Two: a novel, which is weird. I'm almost, almost done with the first draft. It's called The Garage Sale and tracks a woman named Beverly who is an empty-nester at 32. When Beverly has a garage sale to clear her home of her son's old playthings, a pair of snoopy teenagers discovers Beverly's personal diaries from being pregnant and raising a child at 14.

Last: I'm starting a Masters program in January--back at DePaul--in Journalism, funny enough. I've enjoyed the ways my storytelling has evolved to arts reporting and reviews, so I want to finesse those skills and learn more about multimedia.

Q:  Tell me, if you will, a story from your childhood that explains who you are as a writer or as a person.
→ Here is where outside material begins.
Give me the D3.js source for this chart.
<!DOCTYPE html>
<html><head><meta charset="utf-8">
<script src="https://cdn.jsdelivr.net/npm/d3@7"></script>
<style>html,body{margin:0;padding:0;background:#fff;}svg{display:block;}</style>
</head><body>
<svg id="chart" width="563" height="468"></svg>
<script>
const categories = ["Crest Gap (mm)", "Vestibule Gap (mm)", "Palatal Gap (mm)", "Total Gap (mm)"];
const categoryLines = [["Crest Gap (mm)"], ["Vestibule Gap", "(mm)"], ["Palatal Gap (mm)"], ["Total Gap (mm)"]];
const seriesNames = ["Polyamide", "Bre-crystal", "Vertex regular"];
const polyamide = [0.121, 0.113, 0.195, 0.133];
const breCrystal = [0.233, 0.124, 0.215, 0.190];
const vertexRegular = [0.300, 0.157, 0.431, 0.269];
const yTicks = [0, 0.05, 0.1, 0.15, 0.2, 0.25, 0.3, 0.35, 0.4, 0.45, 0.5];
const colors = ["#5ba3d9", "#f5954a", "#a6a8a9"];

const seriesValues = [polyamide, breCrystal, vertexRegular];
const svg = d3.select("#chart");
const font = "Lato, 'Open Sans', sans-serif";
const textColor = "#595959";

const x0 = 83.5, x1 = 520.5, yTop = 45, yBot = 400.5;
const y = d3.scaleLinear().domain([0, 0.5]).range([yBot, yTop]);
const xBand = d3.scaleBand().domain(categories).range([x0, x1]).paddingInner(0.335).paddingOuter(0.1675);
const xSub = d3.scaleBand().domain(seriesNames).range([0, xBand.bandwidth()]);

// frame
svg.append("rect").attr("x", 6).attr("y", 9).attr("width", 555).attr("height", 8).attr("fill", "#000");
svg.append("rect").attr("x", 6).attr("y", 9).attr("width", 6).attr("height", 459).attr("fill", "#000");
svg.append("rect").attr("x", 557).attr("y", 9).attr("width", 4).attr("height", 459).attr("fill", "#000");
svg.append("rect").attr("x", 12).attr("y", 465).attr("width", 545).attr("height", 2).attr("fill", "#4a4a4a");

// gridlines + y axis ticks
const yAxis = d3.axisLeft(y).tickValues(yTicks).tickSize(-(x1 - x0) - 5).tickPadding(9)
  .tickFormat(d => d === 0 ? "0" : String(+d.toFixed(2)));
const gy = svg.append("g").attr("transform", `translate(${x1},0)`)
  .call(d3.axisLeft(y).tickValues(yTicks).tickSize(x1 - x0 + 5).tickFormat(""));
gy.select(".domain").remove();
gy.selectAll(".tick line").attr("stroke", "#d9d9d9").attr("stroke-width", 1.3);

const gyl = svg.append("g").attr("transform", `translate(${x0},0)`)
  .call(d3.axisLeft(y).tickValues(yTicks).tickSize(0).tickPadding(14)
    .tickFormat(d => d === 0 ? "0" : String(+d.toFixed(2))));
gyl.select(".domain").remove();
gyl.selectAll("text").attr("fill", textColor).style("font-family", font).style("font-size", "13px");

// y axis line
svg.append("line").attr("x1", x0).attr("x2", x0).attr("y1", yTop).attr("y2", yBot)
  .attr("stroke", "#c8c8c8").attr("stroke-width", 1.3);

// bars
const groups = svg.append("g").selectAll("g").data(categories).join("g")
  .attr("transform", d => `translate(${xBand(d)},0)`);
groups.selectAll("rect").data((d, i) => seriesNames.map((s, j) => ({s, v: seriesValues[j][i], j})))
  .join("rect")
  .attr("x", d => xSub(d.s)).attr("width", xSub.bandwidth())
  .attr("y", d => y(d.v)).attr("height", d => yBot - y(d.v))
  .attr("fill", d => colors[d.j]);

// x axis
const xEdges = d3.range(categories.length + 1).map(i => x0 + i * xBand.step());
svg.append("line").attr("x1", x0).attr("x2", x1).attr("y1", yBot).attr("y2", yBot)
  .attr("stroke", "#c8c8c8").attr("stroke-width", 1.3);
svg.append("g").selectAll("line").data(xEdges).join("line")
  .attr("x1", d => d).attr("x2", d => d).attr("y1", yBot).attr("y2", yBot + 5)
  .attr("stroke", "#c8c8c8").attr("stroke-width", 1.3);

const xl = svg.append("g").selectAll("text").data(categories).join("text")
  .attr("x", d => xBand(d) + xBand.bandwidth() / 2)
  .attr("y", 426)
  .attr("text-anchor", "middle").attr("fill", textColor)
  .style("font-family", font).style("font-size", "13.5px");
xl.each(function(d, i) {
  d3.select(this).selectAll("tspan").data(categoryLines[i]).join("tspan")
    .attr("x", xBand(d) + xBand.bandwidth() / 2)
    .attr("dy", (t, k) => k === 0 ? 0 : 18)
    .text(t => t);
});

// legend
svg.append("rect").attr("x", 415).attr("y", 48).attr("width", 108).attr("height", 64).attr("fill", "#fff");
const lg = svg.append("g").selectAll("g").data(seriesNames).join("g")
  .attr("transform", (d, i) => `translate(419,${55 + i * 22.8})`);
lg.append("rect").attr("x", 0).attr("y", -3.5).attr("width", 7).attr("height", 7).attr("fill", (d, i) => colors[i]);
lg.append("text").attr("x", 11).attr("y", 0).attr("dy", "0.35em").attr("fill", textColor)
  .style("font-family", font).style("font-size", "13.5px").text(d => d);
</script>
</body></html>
A:  Oh jeez... I was such a weirdo. I'm very physically active, and always was. I loved biking, rollerblading, swimming, wandering around the woods. But in these times, I'd become engulfed by a strange pretend world. Like, sometimes I imagined the forest by my house was another universe, accessible only by an abandoned railroad track. Or, I remember doing flips in the pool and pretending I was a spy moving through booby traps in slow-mo. Sometimes I watched my hair moving through the water and pretended I was Kim Possible. A person in my neighborhood had this bird bath and bench setup. It was really beautiful. I used to sit around it and imagine I was a part of a musical or some epic story. One I invented was called "The Summer After Fifth Grade" and I would sing ballads quietly to myself, thinking sixth graders were so grown. Such private, strange things.

Q:  If you could change one thing about theater, what would it be?
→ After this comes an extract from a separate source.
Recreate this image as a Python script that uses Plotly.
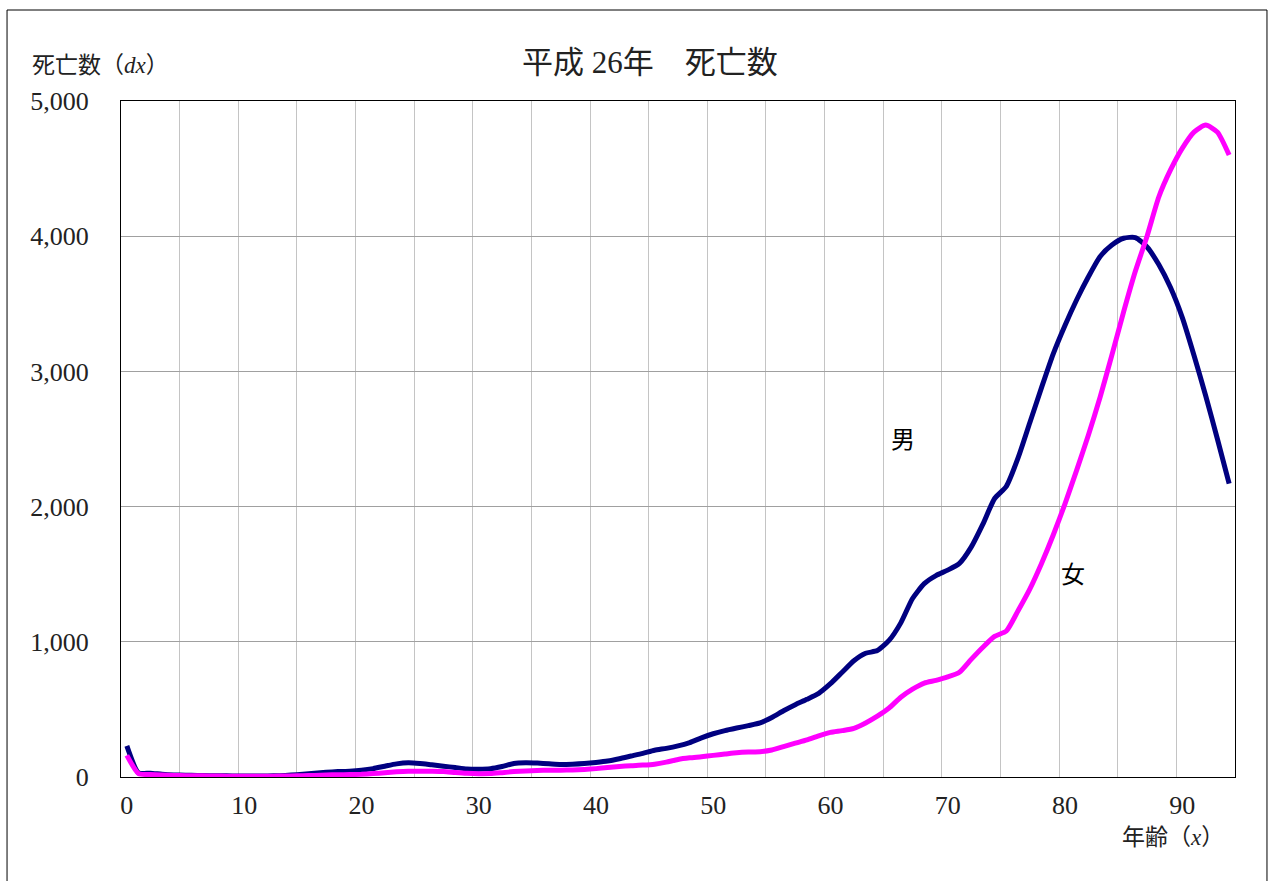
import plotly.graph_objects as go

ages = list(range(0, 95))

male = [230, 30, 28, 20, 15, 13, 12, 10, 9, 8,
        7, 7, 8, 10, 14, 20, 28, 35, 40, 43,
        50, 62, 80, 97, 105, 100, 90, 80, 70, 60,
        58, 62, 78, 100, 105, 103, 98, 93, 95, 100,
        108, 118, 135, 155, 175, 198, 212, 230, 255, 290,
        320, 343, 362, 380, 400, 440, 490, 535, 575, 619,
        690, 775, 860, 915, 935, 1010, 1140, 1320, 1430, 1490,
        1530, 1580, 1700, 1870, 2060, 2150, 2360, 2620, 2880, 3130,
        3340, 3530, 3700, 3850, 3935, 3985, 3990, 3920, 3790, 3620,
        3400, 3120, 2820, 2500, 2170]

female = [160, 25, 18, 14, 12, 10, 9, 8, 7, 6,
          6, 6, 6, 7, 8, 10, 12, 15, 17, 18,
          20, 25, 32, 38, 42, 43, 42, 40, 33, 27,
          24, 25, 32, 40, 45, 48, 50, 50, 52, 56,
          62, 70, 78, 84, 88, 95, 110, 130, 142, 150,
          160, 170, 180, 185, 187, 200, 225, 250, 275, 305,
          330, 343, 360, 400, 450, 510, 590, 650, 695, 715,
          740, 775, 870, 960, 1040, 1080, 1230, 1390, 1580, 1790,
          2020, 2270, 2530, 2810, 3120, 3440, 3740, 4000, 4290, 4490,
          4650, 4770, 4822, 4770, 4600]

x_ticks = [0, 10, 20, 30, 40, 50, 60, 70, 80, 90]
y_ticks = [0, 1000, 2000, 3000, 4000, 5000]

title_text = "平成 26年　死亡数"
ytitle_text = "死亡数（<i>dx</i>）"
xtitle_text = "年齢（<i>x</i>）"
male_label = "男"
female_label = "女"

serif = "Liberation Serif, 'Noto Sans CJK JP', serif"
sans = "'Noto Sans CJK JP', sans-serif"

fig = go.Figure()
fig.add_trace(go.Scatter(x=ages, y=male, mode="lines", name=male_label,
                         line=dict(color="#000080", width=5, shape="spline", smoothing=0.6)))
fig.add_trace(go.Scatter(x=ages, y=female, mode="lines", name=female_label,
                         line=dict(color="#FF00FF", width=5, shape="spline", smoothing=0.6)))

fig.update_layout(
    width=1273, height=881,
    margin=dict(l=121, r=38, t=101, b=104),
    paper_bgcolor="white", plot_bgcolor="white",
    showlegend=False,
    title=dict(text=title_text, x=0.5106, y=0.9296, xref="container", yref="container",
               xanchor="center", yanchor="middle",
               font=dict(family=serif, size=31, color="#222")),
    xaxis=dict(range=[-0.5, 94.5], tickmode="array", tickvals=x_ticks,
               ticktext=[str(v) for v in x_ticks],
               showgrid=False, zeroline=False,
               showline=True, linecolor="black", linewidth=1, mirror=True,
               ticks="", ticklabelstandoff=5,
               tickfont=dict(family=serif, size=26, color="#222"),
               minor=dict(tick0=4.5, dtick=5, showgrid=True, gridcolor="#c4c4c4", gridwidth=1)),
    yaxis=dict(range=[0, 5000], tickmode="array", tickvals=y_ticks,
               tickformat=",d", showgrid=True, gridcolor="#a0a0a0", gridwidth=1,
               zeroline=False, showline=True, linecolor="black", linewidth=1, mirror=True,
               ticks="", ticklabelstandoff=26,
               tickfont=dict(family=serif, size=26, color="#222")),
)

fig.add_annotation(text=ytitle_text, xref="paper", yref="paper", x=-0.0817, y=1.0518,
                   xanchor="left", yanchor="middle", showarrow=False,
                   font=dict(family=serif, size=23, color="#222"))
fig.add_annotation(text=xtitle_text, xref="paper", yref="paper", x=0.9443, y=-0.0902,
                   xanchor="center", yanchor="middle", showarrow=False,
                   font=dict(family=serif, size=23, color="#222"))
fig.add_annotation(text=male_label, x=66.2, y=2510, xref="x", yref="y", showarrow=False,
                   font=dict(family=sans, size=24, color="black"))
fig.add_annotation(text=female_label, x=80.7, y=1515, xref="x", yref="y", showarrow=False,
                   font=dict(family=sans, size=24, color="black"))

# outer chart frame
fig.add_shape(type="rect", xref="paper", yref="paper",
              x0=-0.1023, x1=1.0287, y0=-0.17, y1=1.1346,
              line=dict(color="black", width=1), layer="below")

fig.write_html("out.html", config={"displayModeBar": False},
               post_script="document.body.style.margin='0px';")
A:  A billion things, like how a lot of theatres think they are inclusive but aren't.

Or the frustrating cycle of theatres that need income from subscribers and ticket sales, so aren't able to open seats for more affirmative acts of audience inclusion. As someone who works in arts admin but also lives paycheck to paycheck, I see both sides: theatres have to sell tickets. But even I am not able to go out and see shows that much because of financial restrictions. And most people have bigger barriers than I do. Because theatres are inaccessible, or can't accommodate a range of abilities. Or people don't even hear about the shows, or worst of all, they don't feel welcome.

I have a very hands-on, socialist political output. So I try and be like, what are the ways we can actually reach in and finagle things to be able to empower more people to get involved? Childcare, audience accessibility, outreach, visiting neighborhoods and town outside the stupid bubble, facilitating talk backs. In my dream palace theatre, half the tickets would go to subscribers and the other half would go to traveling people in for free. It's crappy to be so optimistic.

Q:  Who are or were your theatrical heroes?

A:  So many. I'll just list three: Sarah DeLappe (like so many people, The Wolves rocked me), Maria Irene Fornés (I go back and read Fefu and Her Friends every time I don't know what I'm doing with my life), and nonverbal storytellers like burlesque dancers, circus folks, mimes, and any un-traditional mover that takes a risk.

And most recently, I met J. Nicole Brooks about two years ago and am just flabbergasted by everything she does. She writes, acts, directs, and is like a social media political hero. Her Instagram stories are always relevant, sometimes funny, sometimes heartbreaking, and she's just the warmest woman ever. She's been working on this play about Mayor Jane Byrne, Activist Marion Stamps, and the Democratic machine of Chicago. From the very first draft, I fell in love.

Q:  What kind of theater excites you?

A:  Oh, I'm a sucker for anything that grips me, no matter what the topic. I'm a little old fashioned in the sense that I love to track and root for a central character on some Greek-ish quest. Also I love that horrible great feeling of being happy and sad at the same time. So painful ha ha but I like live for it.

Q:  What advice do you have for playwrights just starting out?

A:  Work your ass off and know that everyone feels like a failure. And don't stop writing when you don't have opportunities lined up, because that just makes you a sore loser.

I feel a little silly answering this anyway because I also feel I've just started.

Q:  Plugs, please:

A:  Read my essay on juggling the bittersweet work-life balance for parent artists in American Theatre magazine. Print issue comes out November.